It would be fun to ski the whole Sun Peaks nordic trail network in a single day. Too lazy to plot a good route by hand, I wrote a computer program to find some good routes that traverse the entire trail network, all of them under 43km — see below (click the image for a larger version).
Sun Peaks has about 35km of groomed nordic trails. But the shortest route that covers the whole network is longer — about 43km — since some trails are inevitably skied twice. In graph-theoretic terms, the network has no Eulerian path because it has some odd-degree vertices: if an odd number of trails meet at an intersection, then one of those trails has to be skied twice. The problem then is to choose which trails to ski twice, so that the total distance/elevation gain are as small as possible. Finding an optimal route is an instance of the “route inspection” or “Chinese postman” problem, which is similar to the famous “travelling salesman problem“. The number of possible routes is astronomically huge, which is why doing this by hand is so hard.
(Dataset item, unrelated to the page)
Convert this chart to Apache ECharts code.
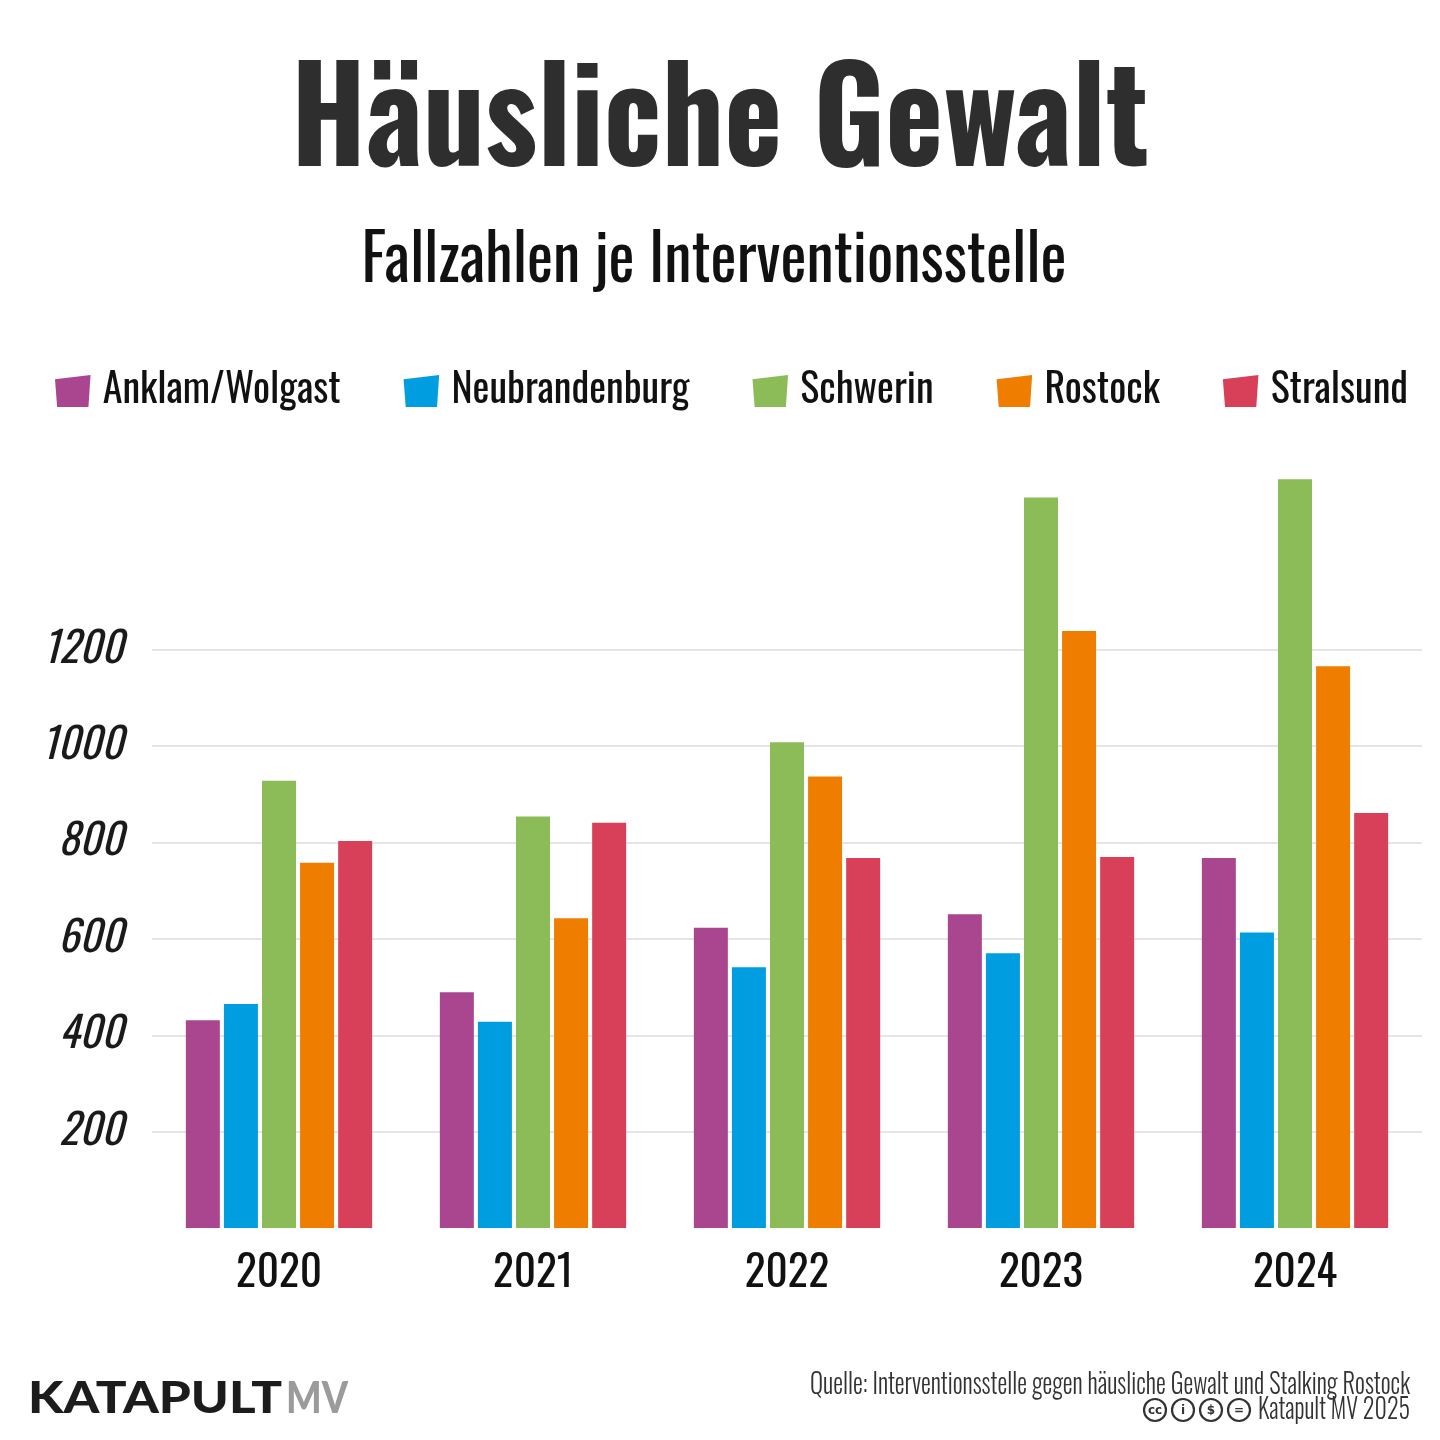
<!DOCTYPE html>
<html><head><meta charset="utf-8">
<script src="https://cdn.jsdelivr.net/npm/echarts@6/dist/echarts.min.js"></script>
<style>html,body{margin:0;padding:0;background:#fff}#c{width:1440px;height:1440px}</style>
</head><body><div id="c"></div>
<script>
const years = ['2020', '2021', '2022', '2023', '2024'];
const seriesNames = ['Anklam/Wolgast', 'Neubrandenburg', 'Schwerin', 'Rostock', 'Stralsund'];
const anklam = [431, 489, 623, 651, 768];
const neubrandenburg = [465, 428, 541, 570, 613];
const schwerin = [928, 854, 1008, 1516, 1554];
const rostock = [758, 643, 937, 1239, 1166];
const stralsund = [803, 841, 768, 770, 861];
const yTickLabels = [200, 400, 600, 800, 1000, 1200];
const colors = ['#a9468f', '#009ee0', '#8bbc57', '#ee7d00', '#d8405a'];

const FAM = "'Oswald','Roboto Condensed','DejaVu Sans Condensed',sans-serif";
const mctx = document.createElement('canvas').getContext('2d');
function w(font, text) { mctx.font = font; return mctx.measureText(text).width; }
function fit(text, font, target) { return target / w(font, text); }
function sizeFor(text, weight, style, target) {
  return Math.round(40 * target / w(style + ' ' + weight + ' 40px ' + FAM, text) * 10) / 10;
}

const titleFont = "bold 130px " + FAM;
const subFont = "normal 64px " + FAM;
const srcFont = "300 28px " + FAM;
const logoFont = "900 44px 'Lato','Inter',sans-serif";

const legendSize = sizeFor('Anklam/Wolgast', 'normal', 'normal', 238);
const xSize = sizeFor('2020', 'normal', 'normal', 86);
const ySize = sizeFor('1200', 'normal', 'italic', 80);

function ccIcon(cx, cy, label) {
  return [
    { type: 'circle', shape: { cx: cx, cy: cy, r: 11 }, style: { fill: 'none', stroke: '#333', lineWidth: 2.2 } },
    { type: 'text', x: cx, y: cy + 1, style: { text: label, fill: '#333', font: "bold 12px 'DejaVu Sans',sans-serif", align: 'center', verticalAlign: 'middle' } }
  ];
}

const dataSets = [anklam, neubrandenburg, schwerin, rostock, stralsund];
const series = seriesNames.map((n, i) => ({
  name: n, type: 'bar', data: dataSets[i], barWidth: 34, barGap: '12%',
  itemStyle: { color: colors[i] }
}));

const chart = echarts.init(document.getElementById('c'), null, { renderer: 'canvas' });
chart.setOption({
  animation: false,
  backgroundColor: '#ffffff',
  color: colors,
  legend: {
    top: 366, left: 50, itemWidth: 36, itemHeight: 32, itemGap: 63,
    icon: 'path://M0,1.2L10,0L9.4,9L0.6,9Z',
    textStyle: { fontSize: legendSize, fontFamily: FAM, color: '#111', padding: [0, 0, 0, 7] },
    data: seriesNames
  },
  grid: { left: 152, right: 18, top: 457, bottom: 212, containLabel: false },
  xAxis: {
    type: 'category', data: years,
    axisLine: { show: false }, axisTick: { show: false },
    axisLabel: { fontSize: xSize, fontFamily: FAM, color: '#111', margin: 24 }
  },
  yAxis: {
    type: 'value', min: 0, max: 1600, interval: 200,
    axisLine: { show: false }, axisTick: { show: false },
    axisLabel: {
      fontSize: ySize, fontFamily: FAM, fontStyle: 'italic', fontWeight: 'normal', color: '#1a1a1a', margin: 29,
      formatter: v => (yTickLabels.indexOf(v) >= 0 ? String(v) : '')
    },
    splitLine: {
      lineStyle: {
        width: 1.5,
        color: ['rgba(0,0,0,0)', '#dddddd', '#dddddd', '#dddddd', '#dddddd', '#dddddd', '#dddddd', 'rgba(0,0,0,0)', 'rgba(0,0,0,0)']
      }
    }
  },
  graphic: [
    { type: 'text', x: 720, y: 126, scaleX: fit('Häusliche Gewalt', titleFont, 858),
      style: { text: 'Häusliche Gewalt', font: titleFont, fill: '#2e2e2e', align: 'center', verticalAlign: 'middle' } },
    { type: 'text', x: 714, y: 262, scaleX: fit('Fallzahlen je Interventionsstelle', subFont, 705),
      style: { text: 'Fallzahlen je Interventionsstelle', font: subFont, fill: '#111', align: 'center', verticalAlign: 'middle' } },
    { type: 'text', x: 28, y: 1399, scaleX: fit('KATAPULT', logoFont, 254),
      style: { text: 'KATAPULT', font: logoFont, fill: '#1c1c1c', align: 'left', verticalAlign: 'middle' } },
    { type: 'text', x: 286, y: 1399, scaleX: fit('MV', logoFont, 62),
      style: { text: 'MV', font: logoFont, fill: '#9b9b9b', align: 'left', verticalAlign: 'middle' } },
    { type: 'text', x: 1410, y: 1385, scaleX: fit('Quelle: Interventionsstelle gegen häusliche Gewalt und Stalking Rostock', srcFont, 600),
      style: { text: 'Quelle: Interventionsstelle gegen häusliche Gewalt und Stalking Rostock', font: srcFont, fill: '#333', align: 'right', verticalAlign: 'middle' } },
    { type: 'text', x: 1410, y: 1410, scaleX: fit('Katapult MV 2025', srcFont, 152),
      style: { text: 'Katapult MV 2025', font: srcFont, fill: '#333', align: 'right', verticalAlign: 'middle' } },
    ...ccIcon(1155, 1410, 'cc'),
    ...ccIcon(1183, 1410, 'i'),
    ...ccIcon(1211, 1410, '$'),
    ...ccIcon(1239, 1410, '=')
  ],
  series: series
});
</script>
</body></html>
That’s about all the graph theory I know. A better mathematician would use a graph-theoretic algorithm to do this. Instead, I used simulated annealing to search for a route that covers all the trails while trying to minimize a weighted sum of the total distance and total elevation gain, and avoiding having to ski certain trails in an “undesirable” direction (e.g. I don’t want to skate up En Garde in the middle of a 43km ski). This search algorithm has an element of randomness, so every time the code runs it finds a different route. The routes shown above are just a few that offer some variety, though inevitably there are similarities.
In all there are 29 intersections and 48 trail segments, not including the two isolated trails to the village and outpost cabin. Stripping away the geography gives a “mathematician’s view” of the trail network (drawn using the igraph package in the R language):
My numbering of intersections is a bit haphazard — the result of making many corrections along the way. Distances shown are only approximate: I had to estimate them from the trail map. If anyone has more accurate GPS data I would love to have it!
Update 19.01.2021 — I’m delighted (surprised!) that interest in this continues. By request, I worked out some optimal routes that include the ski up (and back down) Holy Cow, rather than riding the chairlift up (what! are you crazy!?). Here is one such, which excludes the currently-closed part of En Garde between Black Bear and Great Grey:
24 28 21 20 22 12 17 16 13 14 4 3 2 15 1 29 1 2 3 5 4 5 25 26 9 11 27 12 27 10 9 8 11 9 8 7 6 5 6 26 25 10 27 23 28 23 22 27 13 14 15 18 19 20 17 12 16 17 20 19 21 24
Find Your Own Route
Here I’ve doubled up some of the trail segments so that an even number of trails leave every intersection: this guarantees existence of a closed-loop route that visits every segment exactly once. Every doubled-up segment corresponds to a trail that you will have to ski twice (though not necessarily in the same direction each time) so I’ve tried to double up only on short segments.
Try printing the image above and drawing a route on it with a pencil: start wherever you want and trace a route so that you never trace over the same path twice. In this way you can easily find lots of different routes that cover the whole network. They all have the same total distance (about 43 km).
Note: to follow the recommended safest directions on Stellar Jay / En Garde you’ll have to ski up segment 8-11 twice.
To include the Holy Cow climb you need to delete segment 24-29, but then you also need to add/delete other doubled-up segments so that you again end up with an even number of trails at every intersection. If you have the fortitude for such a ski then you certainly have the mental stamina to work this out for yourself.